Actress : Karma & Desire

Loraine James Reflection review

As a copywriter for a marketing agency, I frequently deal with the core concept of a Call to Action or CTA. It’s the part of the advertisement that compels the reader to take a very specific step, or at least it should. When there’s no clear CTA, you don’t know what to do, no matter how flashy the visuals, how catchy the indie rock hook, and famous the spokesperson might be. We’ve all seen our fair share of commercials where it’s unclear exactly what’s being sold, much less how to buy the product or service being presented to you. The vehicle or luxury item might look good on the screen, but if the ad doesn’t give you a way to buy it, you’re simply being told that something exists. The CTA makes the offer about the customer. It gives them agency by putting the decision in their hands. Without it, the commercial is just talking to itself.

Karma & Desire, the new album by Actress, has a similar issue. The music is replete with beautiful and impeccable slices of minimalist electro that strikes a keen balance between avant-garde and cinematic soundscape. Everything here sounds good, but there’s no no driving force to these tracks—no CTA—which makes the listening experience more confusing than it should be.

To be clear, an artist should never feel like they should make art specifically for consumption—that’s not its role. And Darren Cunningham doesn’t owe me a damn thing, yet I still came away wanting something more. All of the necessary elements are present, from the meditative moods and sumptuous guest vocals to the 808 snare claps and gurgling synths. Actress creates a stirring portrait of decaying urbanity in how he morphs bleeding bursts of sounds with dense layers of textured sound effects. The world of this album is grey and bleak with only muted flashes of color appearing ever so briefly. The snippets of noise and voice come across as secret conversations between cryptic liaisons captured solely for our benefit.

Karma & Desire has all the hallmarks of a spectacular album. It can be creepy and spectral in the Burial school, as evinced in tracks like “Angels Pharmacy” and “Many Seas, Many Rivers.” Tunes like “Leaves Against the Sky” and “Turin” are dancefloor grooves that give the impression of forward momentum. On “Loveless” and “Loose,” we’re treated to eerily aggressive electro-pop noise that is both delightful and disorienting, as if Giorgio Moroder and Wendy Carlos decided to collaborate. I want to sing about this album from the rooftops, but I just can’t.

For all of this heady mystery and sonic majesty on display, my attention wanders—early and often.

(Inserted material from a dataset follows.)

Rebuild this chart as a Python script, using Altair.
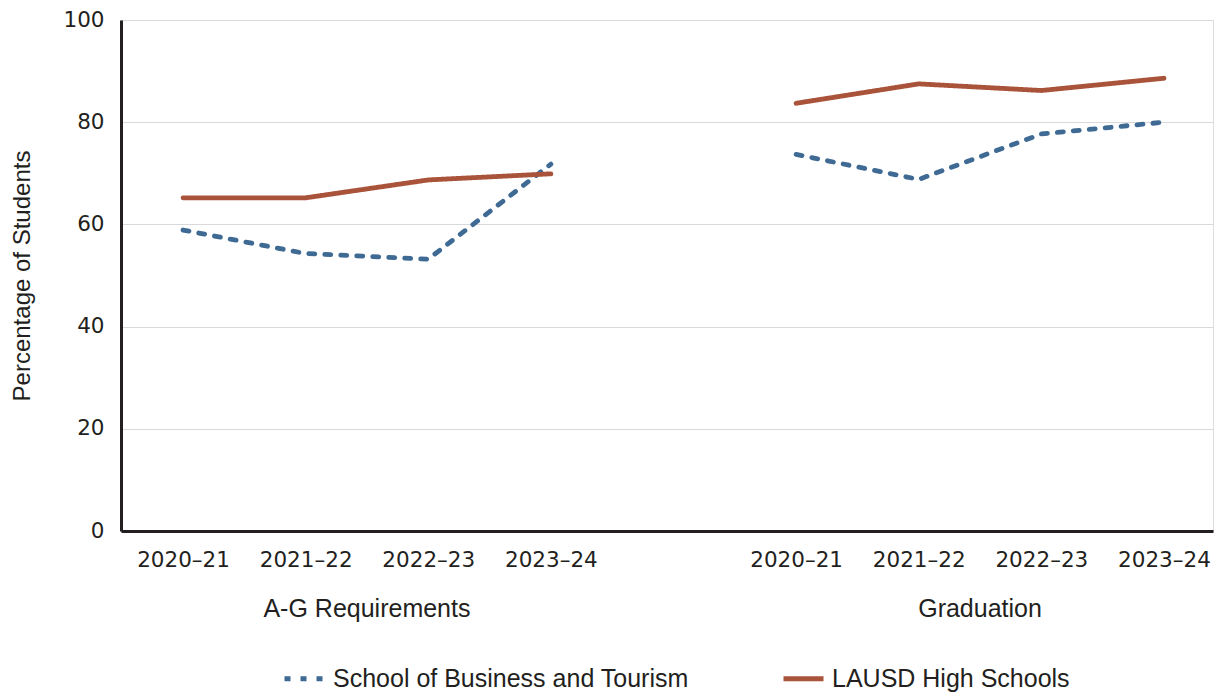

There has to be something here connecting these glitchy snares, washed-out patches of strings, creaking effects, and hushed vocals from the likes of Sampha, Zsela, Aura T-09, Christel Well, and Vanessa Benelli Mosell. But I just couldn’t find it, and that makes me feel like I’m missing something. Which is entirely possible.

Like a well-crafted landing page or commercial that doesn’t quite convert visitors as it should, Karma & Desire is a missed opportunity for Actress. It’s still missing the connective element that could have brought together all of the magnificent, yet disparate elements into a united whole. Instead, while I thoroughly dig most of these songs, the lack of cohesion results in a fractured listening experience that leans more on complexity at the expense of a unified vision.